**STATED TASK**
Leave out the pictures; transcribe all else exactly.

──────── LISTING

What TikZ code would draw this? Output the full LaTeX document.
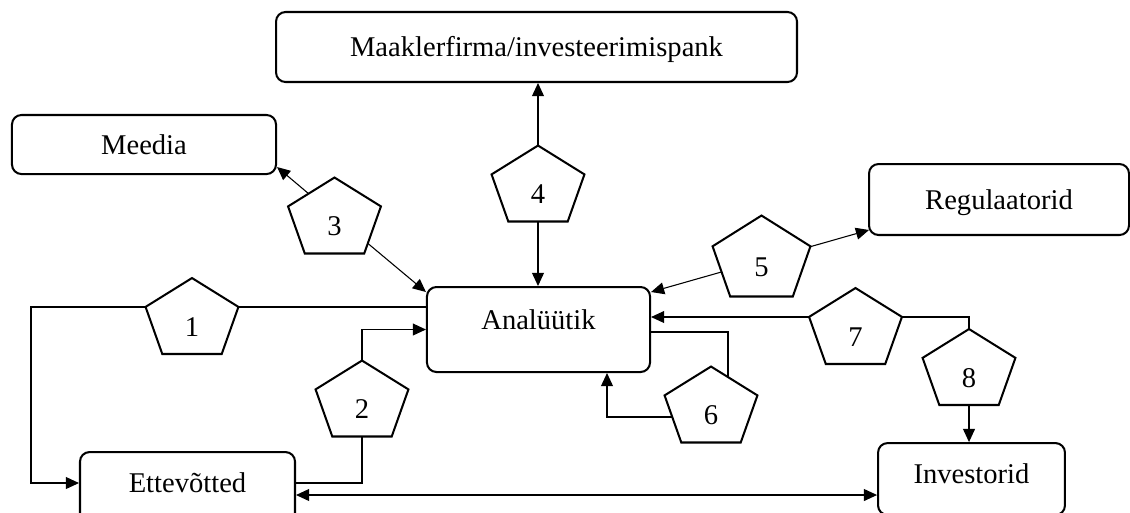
\documentclass[tikz,border=0pt]{standalone}
\usepackage{fontspec}
\setmainfont{Liberation Serif}
\usetikzlibrary{arrows.meta,calc,positioning}
\pgfdeclarelayer{lines}
\pgfdeclarelayer{shapes}
\pgfsetlayers{lines,shapes,main}
\tikzset{
    box/.style={draw, line width=0.85pt, rounded corners=4pt, inner sep=0pt,
        text height=9pt, text depth=1pt},
    pent/.style={inner sep=0pt, minimum width=38.6pt, minimum height=31.5pt,
        text height=17pt, text depth=0pt},
    pentline/.style={draw, fill=white, line width=0.85pt},
    conn/.style={line width=0.45pt}
}

\begin{document}
\begin{tikzpicture}[x=0.42pt, y=-0.42pt, >={Triangle[length=5.5pt,width=5pt]},
    font=\fontsize{12pt}{14pt}\selectfont]
    \useasboundingbox (0,0) rectangle (1130,512);

    \node[box, minimum width=110.9pt, minimum height=24.8pt] (med) at (144,144.5) {Meedia};
    \node[box, minimum width=218.8pt, minimum height=29.4pt] (mak) at (536.5,47) {Maaklerfirma/investeerimispank};
    \node[box, minimum width=109.2pt, minimum height=29.8pt] (reg) at (999,199.5) {Regulaatorid};
    \node[box, minimum width=93.7pt, minimum height=35.7pt, text height=6pt, text depth=6pt] (ana) at (538.5,329.5) {Analüütik};
    \node[box, minimum width=90.3pt, minimum height=30.2pt, text height=7pt, text depth=3pt] (ett) at (187.5,488) {Ettevõtted};
    \node[box, minimum width=78.5pt, minimum height=30.2pt, text height=7pt, text depth=3pt] (inv) at (971.5,479) {Investorid};

    \node[pent] (p1) at (192,316) {1};
    \node[pent] (p2) at (362,398.5) {2};
    \node[pent] (p3) at (334.5,215.5) {3};
    \node[pent] (p4) at (538,183.5) {4};
    \node[pent, minimum width=40.7pt, minimum height=33.6pt] (p5) at (761.5,256) {5};
    \node[pent] (p6) at (711,404.5) {6};
    \node[pent] (p7) at (855.5,326) {7};
    \node[pent] (p8) at (969,367) {8};

    % pentagon outlines
    \begin{pgfonlayer}{shapes}
    \foreach \n in {p1,p2,p3,p4,p5,p6,p7,p8}
        \draw[pentline] (\n.north) -- ($(\n.north east)!0.38!(\n.south east)$)
            -- ($(\n.south east)!0.18!(\n.south west)$) -- ($(\n.south west)!0.18!(\n.south east)$)
            -- ($(\n.north west)!0.38!(\n.south west)$) -- cycle;
    \end{pgfonlayer}

    % connectors
    \begin{pgfonlayer}{lines}
    \draw[conn,->] ($(ana.west)+(0,-22.5)$) -| ($(ett.west)+(-48,-5)$) -- ($(ett.west)+(0,-5)$);
    \draw[conn] ($(ett.east)+(0,-5)$) -| (p2.south);
    \draw[conn,->] (p2.north) |- (ana.west);
    \draw[conn,->] (p3.center) -- ($(med.south east)+(0,-8)$);
    \draw[conn,->] (p3.center) -- ($(ana.north west)+(0,6)$);
    \draw[conn,->] (p4.center) -- (mak.south -| p4);
    \draw[conn,->] (p4.center) -- (ana.north -| p4);
    \draw[conn,<->] ($(ana.north east)+(0,6)$) -- ($(reg.south west)+(1,-6)$);
    \draw[conn] ($(ana.east)+(0,2.5)$) -| ($(p6.center)+(17,0)$);
    \draw[conn,->] ($(p6.center)+(0,12.5)$) -| ($(ana.south)+(68.5,0)$);
    \draw[conn,->] (p8.north) |- ($(ana.east)+(0,-12.5)$);
    \draw[conn,->] (p8.south) -- (inv.north -| p8);
    \draw[conn,<->] ($(ett.east)+(0,7)$) -- ($(inv.west)+(0,16)$);
    \end{pgfonlayer}
\end{tikzpicture}
\end{document}
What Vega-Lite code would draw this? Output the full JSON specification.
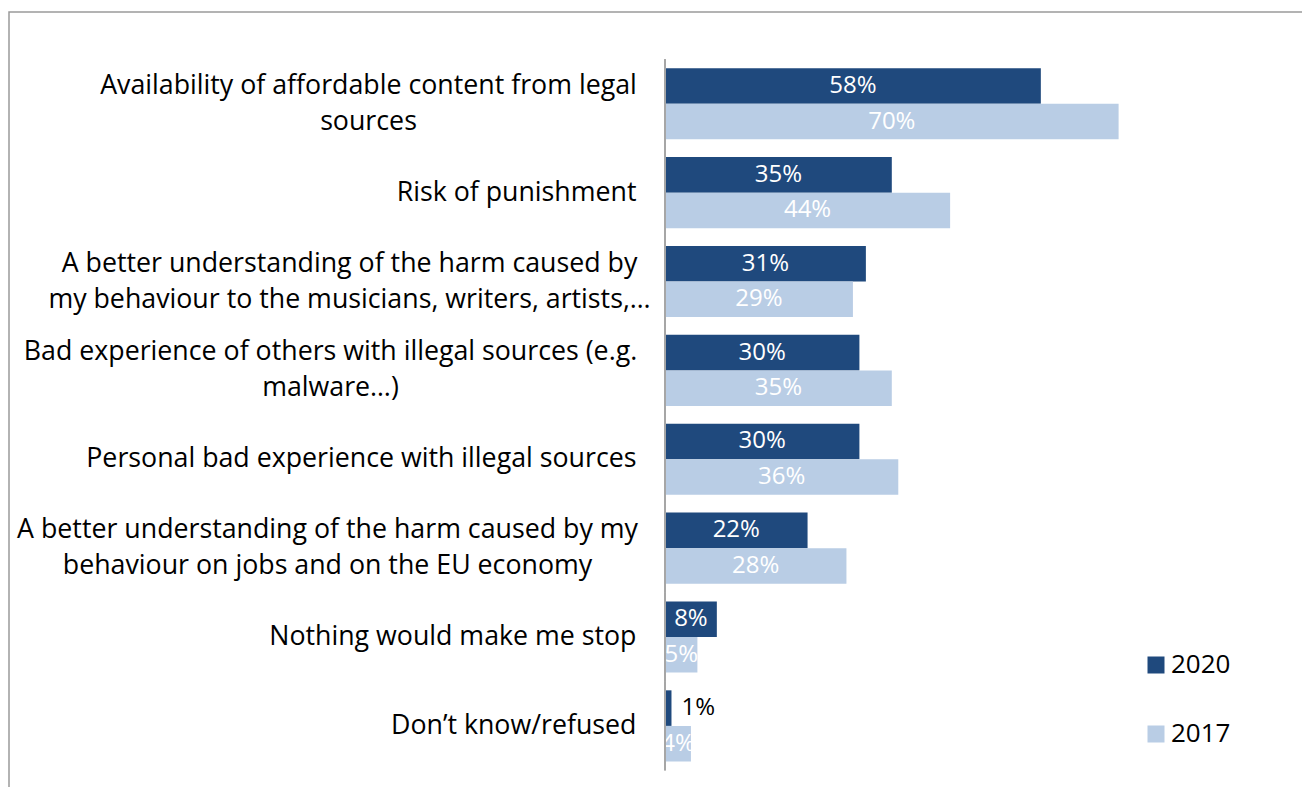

────────────────

**EXERCISE RESULT**
What TikZ code would draw this? Output the full LaTeX document.
\documentclass[tikz,border=0pt]{standalone}
\usepackage{fontspec}
\setmainfont{Liberation Serif}
\usetikzlibrary{arrows.meta,calc,positioning}
\pgfdeclarelayer{lines}
\pgfdeclarelayer{shapes}
\pgfsetlayers{lines,shapes,main}
\tikzset{
    box/.style={draw, line width=0.85pt, rounded corners=4pt, inner sep=0pt,
        text height=9pt, text depth=1pt},
    pent/.style={inner sep=0pt, minimum width=38.6pt, minimum height=31.5pt,
        text height=17pt, text depth=0pt},
    pentline/.style={draw, fill=white, line width=0.85pt},
    conn/.style={line width=0.45pt}
}

\begin{document}
\begin{tikzpicture}[x=0.42pt, y=-0.42pt, >={Triangle[length=5.5pt,width=5pt]},
    font=\fontsize{12pt}{14pt}\selectfont]
    \useasboundingbox (0,0) rectangle (1130,512);

    \node[box, minimum width=110.9pt, minimum height=24.8pt] (med) at (144,144.5) {Meedia};
    \node[box, minimum width=218.8pt, minimum height=29.4pt] (mak) at (536.5,47) {Maaklerfirma/investeerimispank};
    \node[box, minimum width=109.2pt, minimum height=29.8pt] (reg) at (999,199.5) {Regulaatorid};
    \node[box, minimum width=93.7pt, minimum height=35.7pt, text height=6pt, text depth=6pt] (ana) at (538.5,329.5) {Analüütik};
    \node[box, minimum width=90.3pt, minimum height=30.2pt, text height=7pt, text depth=3pt] (ett) at (187.5,488) {Ettevõtted};
    \node[box, minimum width=78.5pt, minimum height=30.2pt, text height=7pt, text depth=3pt] (inv) at (971.5,479) {Investorid};

    \node[pent] (p1) at (192,316) {1};
    \node[pent] (p2) at (362,398.5) {2};
    \node[pent] (p3) at (334.5,215.5) {3};
    \node[pent] (p4) at (538,183.5) {4};
    \node[pent, minimum width=40.7pt, minimum height=33.6pt] (p5) at (761.5,256) {5};
    \node[pent] (p6) at (711,404.5) {6};
    \node[pent] (p7) at (855.5,326) {7};
    \node[pent] (p8) at (969,367) {8};

    % pentagon outlines
    \begin{pgfonlayer}{shapes}
    \foreach \n in {p1,p2,p3,p4,p5,p6,p7,p8}
        \draw[pentline] (\n.north) -- ($(\n.north east)!0.38!(\n.south east)$)
            -- ($(\n.south east)!0.18!(\n.south west)$) -- ($(\n.south west)!0.18!(\n.south east)$)
            -- ($(\n.north west)!0.38!(\n.south west)$) -- cycle;
    \end{pgfonlayer}

    % connectors
    \begin{pgfonlayer}{lines}
    \draw[conn,->] ($(ana.west)+(0,-22.5)$) -| ($(ett.west)+(-48,-5)$) -- ($(ett.west)+(0,-5)$);
    \draw[conn] ($(ett.east)+(0,-5)$) -| (p2.south);
    \draw[conn,->] (p2.north) |- (ana.west);
    \draw[conn,->] (p3.center) -- ($(med.south east)+(0,-8)$);
    \draw[conn,->] (p3.center) -- ($(ana.north west)+(0,6)$);
    \draw[conn,->] (p4.center) -- (mak.south -| p4);
    \draw[conn,->] (p4.center) -- (ana.north -| p4);
    \draw[conn,<->] ($(ana.north east)+(0,6)$) -- ($(reg.south west)+(1,-6)$);
    \draw[conn] ($(ana.east)+(0,2.5)$) -| ($(p6.center)+(17,0)$);
    \draw[conn,->] ($(p6.center)+(0,12.5)$) -| ($(ana.south)+(68.5,0)$);
    \draw[conn,->] (p8.north) |- ($(ana.east)+(0,-12.5)$);
    \draw[conn,->] (p8.south) -- (inv.north -| p8);
    \draw[conn,<->] ($(ett.east)+(0,7)$) -- ($(inv.west)+(0,16)$);
    \end{pgfonlayer}
\end{tikzpicture}
\end{document}
What Vega-Lite code would draw this? Output the full JSON specification.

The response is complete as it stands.